Meitus House, 1927, Roy Walter Stott, 6740 S. South Shore Drive. Demolished September 2023. Photo credit: Susannah Ribstein

“After outlasting three proposals to replace it, a historical house on a prime site in South Shore has been demolished along with its latter-day neighbor, but there doesn’t seem to be any plan to build something new on the site.

“Because the property, at 6740 S. South Shore Drive, is across the street from a narrow piece of golf course, a multifloor property would have expansive views of Lake Michigan over the trees, and in the past 15 years, developers have attempted to capture that advantage, pitching first a building of 30 stories, then 19 and later seven.

“All three plans fizzled, and the group that bought the foreclosed site in 2019 has now cleared the land without filing any construction plans with the city, Chicago’s Department of Buildings confirmed Wednesday.

“‘Another giant vacant lot right at the entrance to the neighborhood is insulting,’ said Susannah Ribstein, a South Shore resident and agent with Living Room Realty. South Shore, like many other parts of the South and West sides, has a surfeit of empty lots after decades of disinvestment.

“Crain’s has been trying to determine what’s planned for the site since April, when the city imposed a 90-day demolition delay. There’s been no reply to multiple messages left for Naser Odeh, an Orland Park real estate agent and developer listed by the Illinois Secretary of State as the head of South Shore & 67, a limited liability company that owns the three-tenths of an acre site.

“Before the Mediterranean-style house was demolished last week, the house had been empty for an unknown number of years. Handsome with its tile roof and terra cotta trim, it was built in the early decades of the 20th century, when what’s now the South Shore Cultural Center down the block was the South Shore Country Club, a golf and socializing playground for an elite crowd. (Rodkin, Crain’s Chicago Business, 10/12/23)

Per the research conducted by Preservation Chicago, 6740 S. South Shore Drive was built for Hyman S. (H.S.) Flaxman in 1927 and designed by architect Roy Walter Stott.

Harold Meitus, his wife Edith, and their three children lived at 6740 S. South Shore Drive in the 1950s. He served as the vice president and a trustee of the Rodfei Zedek synagogue in Hyde Park. Meitus was the founder and president of Superior Match Company where he pioneered the idea of using matchbook covers as a miniature billboard for advertisers. Promotional matchbooks used in hotels, restaurants, resorts and all types of businesses throughout Chicago. Several other matchbook businesses were acquired over time giving Superior Match Company access to clients across the county.

With his financial success, Mr. Meitus and the Meitus Family became prominent philanthropists. After relocated to the Near North Side in 1968, Mr. Meitus donated his property and home to the Akiba Jewish Day School. He financially supported the construction of the school building on the southern half of the property, and continued to provide ongoing support for school operations.

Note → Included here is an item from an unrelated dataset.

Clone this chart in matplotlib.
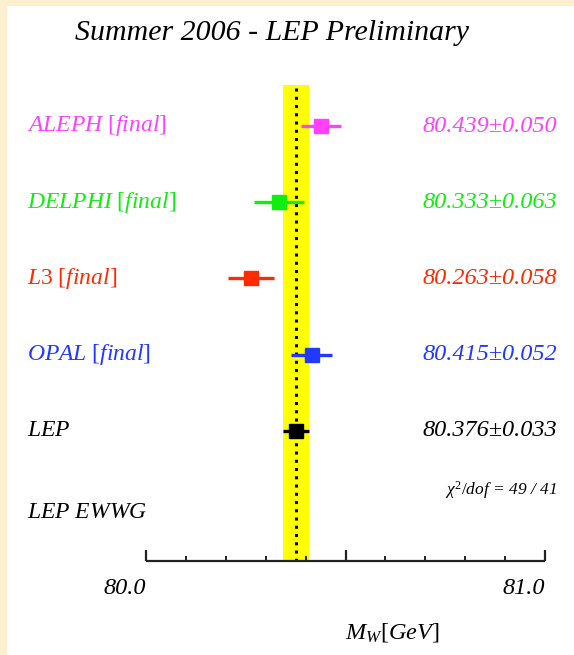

When the school eventually closed due to dwindling enrollment, Meitus supported the transition of the buildings into a school for children with special needs. This provided essential services for children that needed support beyond what Chicago Public Schools could provide at that time.

Since being added to the 90-Day Demolition Delay in late March 2023, Preservation Chicago had been working with urgency to advocate for the building. We conducted historic research, outreached to community partners, contacted elected and city officials, and worked towards a preservation-oriented alternative that could spare 6740 S. South Shore Drive from the wrecking ball.

The foreclosure proceedings and building code violations suggest that the owner sought to demolish the historic building in an effort reduce holding costs while land banking this large parcel with potential for a tall building with lake views.

Preservation Chicago strongly opposes demolition of historic structures for land banking. We have long advocated for the City of Chicago to issue demolition permits simultaneously with construction permits.